The next committee report was by Jan Bridge for the American Indians Committee. She reported on :

Zitkála-Šá, (Red Bird)

Born: Feb. 22, 1876, Yankton Reservation, SD

Died: January 26, 1938 (age 61 years), Washington, D.C.

Sa was a Yankton Dakota writer, editor, translator, musician, educator, and political activist. She was also known by her Anglicized and married name, Gertrude Simmons Bonni. Zitkala-Ša has been noted as one of the most influential Native American activists of the 20th century.

Rita called upon Rachel Brown to bring up a vote on presenting a $50 check to Michele Borden as our outgoing Chapter Regent to be used towards a DAR pin of her choice. Rachel Brown moved and Sharon Southern seconded to have the chapter make this award. Motion passed.

Next was the slate of officers from the Nominating Committee. They had been unable to add a name for Recording Secretary, so Terri Fyffe volunteered to fill this position.

The slate for the next year, 2024-25, beginning in June is:

Regent: Ericia Church

1st Vice Regent: Michele Borden

2nd Vice Regent: Rita Kirkpatrick

Chaplain: Sharon Southern

Recording/Corresponding Secretary: Terri Fyffe

Treasurer: Pam Rager

Registrar: Susan Fisher

Historian: Terri Fyffe

Librarian: Susan Allen

VIS Chapter Chair: Terri Fyffe

Rita asked that all in favor of accepting the slate as presented say Aye. Vote unanimous.

Rita introduced Shannon Hudson, who is presenting her program on ‘Underground Railroad Research’ in Montgomery County. You may find her books on the subject at the Public Library. She spoke today of many notable local personages and how they participated in various ways to help slaves escape to a better life. John Speed, Isaac and Maria Elston, Robert Hopkins, Mariah Gates Patterson to name a few, and the AME Church which was established here in Crawfordsville in 1847. She shared documentation from the CDPL on the 1851-1853 Blacks & Mulattoes Registry of Montgomery County wherein they were required to register and have a white person sign for them.

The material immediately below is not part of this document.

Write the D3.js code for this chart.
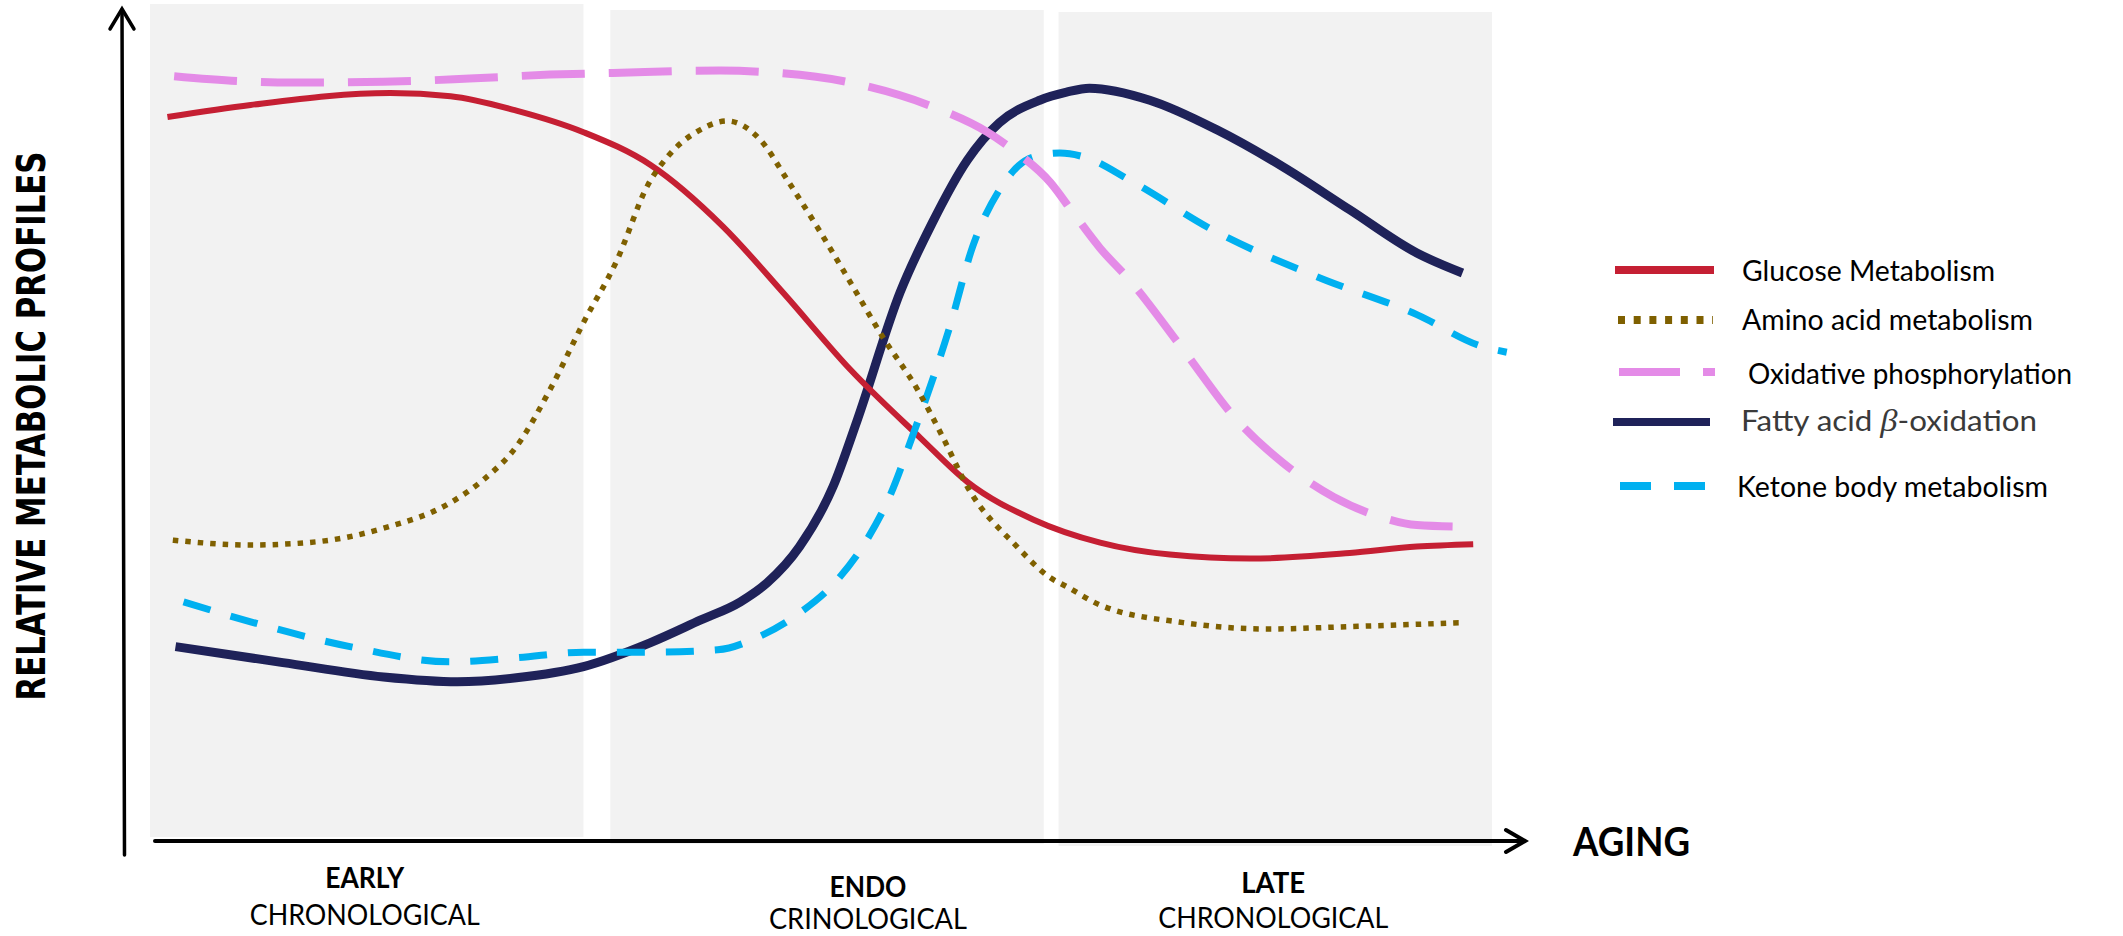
<!DOCTYPE html>
<html><head><meta charset="utf-8">
<script src="https://cdn.jsdelivr.net/npm/d3@7"></script>
<style>html,body{margin:0;padding:0;background:#fff;overflow:hidden}svg{display:block}</style>
</head><body><svg id="c" width="2123" height="936"></svg>
<script>
// ---------------- DATA (aging position 0-100, relative level 0-100) ----------------
const stageNames = ["EARLY", "ENDO", "LATE"];
const stageSubs = ["CHRONOLOGICAL", "CRINOLOGICAL", "CHRONOLOGICAL"];
const stageStart = [0, 34.3, 67.7];
const stageEnd = [32.3, 66.6, 100];
const stageLabelX = [16.0, 53.5, 83.7];

const seriesNames = ["Glucose Metabolism", "Amino acid metabolism", "Oxidative phosphorylation", "Fatty acid β-oxidation", "Ketone body metabolism"];

const glucose = [[1.3,90.5],[7.5,92.0],[17.9,93.5],[22.4,93.1],[27.3,91.3],[32.3,88.6],[37.3,84.5],[42.7,76.8],[47.2,68.5],[52.2,58.9],[57.4,50.4],[60.9,44.9],[65.8,40.2],[70.8,37.3],[76.0,35.8],[82.0,35.3],[89.4,36.0],[94.4,36.8],[98.6,37.1]];
const aminoAcid = [[1.7,37.6],[7.5,37.0],[12.4,37.4],[17.4,39.1],[22.4,42.3],[24.8,45.1],[27.3,49.3],[29.8,56.4],[32.3,64.8],[34.8,72.6],[37.1,82.0],[38.5,85.4],[41.0,88.9],[43.0,90.0],[45.5,87.6],[47.5,82.6],[49.7,76.8],[52.2,69.8],[54.6,63.0],[57.2,56.4],[59.1,50.4],[60.9,44.3],[64.6,36.8],[67.1,32.9],[68.3,31.8],[70.8,29.5],[77.0,27.3],[83.2,26.5],[89.4,26.8],[97.8,27.3]];
const oxPhos = [[1.8,95.6],[6.5,95.0],[10.7,94.8],[17.4,94.9],[23.8,95.3],[29.8,95.8],[34.5,96.0],[42.5,96.3],[46.0,96.1],[52.2,94.8],[58.3,91.8],[62.4,88.6],[64.3,86.4],[67.1,82.3],[68.8,78.5],[70.8,74.1],[73.0,70.1],[77.0,61.4],[81.0,52.6],[84.4,47.3],[88.2,43.0],[91.9,40.4],[94.4,39.5],[97.6,39.3]];
const fattyAcid = [[1.9,24.3],[9.9,22.3],[17.4,20.5],[22.9,19.9],[27.3,20.4],[32.3,21.8],[37.3,24.8],[41.0,27.6],[44.0,29.9],[46.0,32.3],[48.4,36.8],[50.9,44.3],[52.7,52.6],[55.9,68.6],[58.3,77.3],[60.9,85.1],[63.3,89.8],[66.3,92.6],[68.3,93.6],[70.0,94.1],[74.5,92.6],[79.5,88.9],[84.4,84.3],[89.4,78.9],[94.4,73.5],[97.8,71.0]];
const ketone = [[2.5,29.9],[7.5,27.4],[14.9,24.3],[22.4,22.4],[27.3,22.9],[32.3,23.6],[37.3,23.6],[42.3,23.9],[45.2,25.4],[48.4,28.5],[51.2,32.6],[53.4,37.6],[55.1,43.0],[56.9,51.0],[58.3,57.6],[59.6,64.3],[61.3,74.3],[63.3,81.4],[65.8,85.5],[67.8,86.0],[69.8,85.4],[73.0,82.6],[79.5,76.1],[87.0,70.5],[94.4,65.8],[99.3,61.8],[101.1,61.1]];

// ---------------- STYLE / LAYOUT ----------------
const seriesData = [glucose, aminoAcid, oxPhos, fattyAcid, ketone];
const seriesColor = ["#c51f33", "#7f6000", "#e48be7", "#1f2259", "#00b0f0"];
const seriesWidth = [6, 5.5, 8, 9, 7];
const seriesDash = [null, "5.5,7", "63,24", null, "28,21"];
const drawOrder = [3, 0, 4, 1, 2];

const svg = d3.select("#c");
const x = d3.scaleLinear().domain([0, 100]).range([150, 1492]);
const y = d3.scaleLinear().domain([0, 100]).range([841, 41]);

// stage panels
const panelTop = [4, 10, 12], panelBottom = [837, 844, 846];
svg.append("g").selectAll("rect").data(stageNames).join("rect")
  .attr("x", (d, i) => x(stageStart[i]))
  .attr("width", (d, i) => x(stageEnd[i]) - x(stageStart[i]))
  .attr("y", (d, i) => panelTop[i])
  .attr("height", (d, i) => panelBottom[i] - panelTop[i])
  .attr("fill", "#f2f2f2");

// axes (arrows)
const ax = svg.append("g").attr("stroke", "#000").attr("fill", "none").attr("stroke-linecap", "round");
ax.append("line").attr("x1", 124.5).attr("y1", 855).attr("x2", 122).attr("y2", 10).attr("stroke-width", 3.5);
ax.append("path").attr("d", "M110,29 L122,9 L134,29").attr("stroke-width", 3.5).attr("stroke-linejoin", "miter");
ax.append("line").attr("x1", 155).attr("y1", 841).attr("x2", 1524).attr("y2", 841).attr("stroke-width", 4);
ax.append("path").attr("d", "M1506,830 L1525,841 L1506,852").attr("stroke-width", 4).attr("stroke-linejoin", "miter");

// curves
const line = d3.line().x(d => x(d[0])).y(d => y(d[1])).curve(d3.curveMonotoneX);
const cg = svg.append("g").attr("fill", "none");
drawOrder.forEach(i => {
  cg.append("path").datum(seriesData[i])
    .attr("d", line)
    .attr("stroke", seriesColor[i])
    .attr("stroke-width", seriesWidth[i])
    .attr("stroke-dasharray", seriesDash[i])
    .attr("stroke-linecap", "butt");
});

// y axis title
svg.append("text")
  .attr("transform", "translate(45,426) rotate(-90)")
  .attr("text-anchor", "middle")
  .attr("font-family", "'Liberation Sans Narrow','DejaVu Sans Condensed',sans-serif")
  .attr("font-weight", "bold").attr("font-size", 39)
  .attr("textLength", 549).attr("lengthAdjust", "spacingAndGlyphs")
  .attr("fill", "#000").text("RELATIVE METABOLIC PROFILES");

// x axis title
svg.append("text").attr("x", 1573).attr("y", 856)
  .attr("font-family", "Lato, sans-serif").attr("font-weight", "bold").attr("font-size", 41)
  .attr("textLength", 117).attr("lengthAdjust", "spacingAndGlyphs").text("AGING");

// stage labels
const stageBase = [888, 897, 893], subBase = [925, 929, 928];
const stageW = [79, 77, 64], subW = [230, 198, 230];
const lg = svg.append("g").attr("font-family", "Lato, sans-serif").attr("text-anchor", "middle").attr("fill", "#000");
stageNames.forEach((s, i) => {
  lg.append("text").attr("x", x(stageLabelX[i])).attr("y", stageBase[i])
    .attr("font-weight", "bold").attr("font-size", 28)
    .attr("textLength", stageW[i]).attr("lengthAdjust", "spacingAndGlyphs").text(s);
  lg.append("text").attr("x", x(stageLabelX[i])).attr("y", subBase[i])
    .attr("font-size", 28)
    .attr("textLength", subW[i]).attr("lengthAdjust", "spacingAndGlyphs").text(stageSubs[i]);
});

// legend
const legLineX1 = [1615, 1618, 1619, 1613, 1620];
const legLineX2 = [1714, 1713, 1715, 1710, 1705];
const legLineY = [270, 320, 372, 422, 486];
const legDash = [null, "7,8.7", "61,23", null, "31,23"];
const legTextX = [1742, 1742, 1748, 1741, 1737];
const legTextY = [281, 330, 384, 431, 497];
const legTextW = [253, 291, 324, 296, 311];
const leg = svg.append("g");
seriesNames.forEach((n, i) => {
  leg.append("line").attr("x1", legLineX1[i]).attr("x2", legLineX2[i])
    .attr("y1", legLineY[i]).attr("y2", legLineY[i])
    .attr("stroke", seriesColor[i]).attr("stroke-width", 8)
    .attr("stroke-dasharray", legDash[i]);
  const t = leg.append("text").attr("x", legTextX[i]).attr("y", legTextY[i])
    .attr("font-family", "Lato, sans-serif").attr("font-size", 29)
    .attr("fill", i === 3 ? "#3a3a3a" : "#000")
    .attr("textLength", legTextW[i]).attr("lengthAdjust", "spacingAndGlyphs");
  if (n.includes("β")) {
    const parts = n.split("β");
    t.append("tspan").text(parts[0]);
    t.append("tspan").attr("font-family", "'Liberation Serif', 'DejaVu Serif', serif").attr("font-style", "italic").attr("font-size", 32).text("β");
    t.append("tspan").text(parts[1]);
  } else {
    t.text(n);
  }
});
</script></body></html>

May meeting will be a week earlier due to State INDAR Conference — May 11

Jodie Wilson will give a program about submitting artifacts to the local public library.

Memorial service will be in May

Hostesses: Sharon Southern and Melody Davis

You may still buy a memorial brick in the Veterans Memorial Park

State Conference will be May 16-18

Rita read thank you notes from our DAR Citizen candidates, Jessica Bradley, Southmont, and Brent Runyon, North Montgomery. Jessica also addressed a thank you note to the Blaine Norton Memorial Foundation for the bags and candy that accompanied their Good Citizen Award papers and pins.

Our thanks for today’s hostess committee: Pam Allen, Susan Allen, Jan Bridge and Linda Wilson.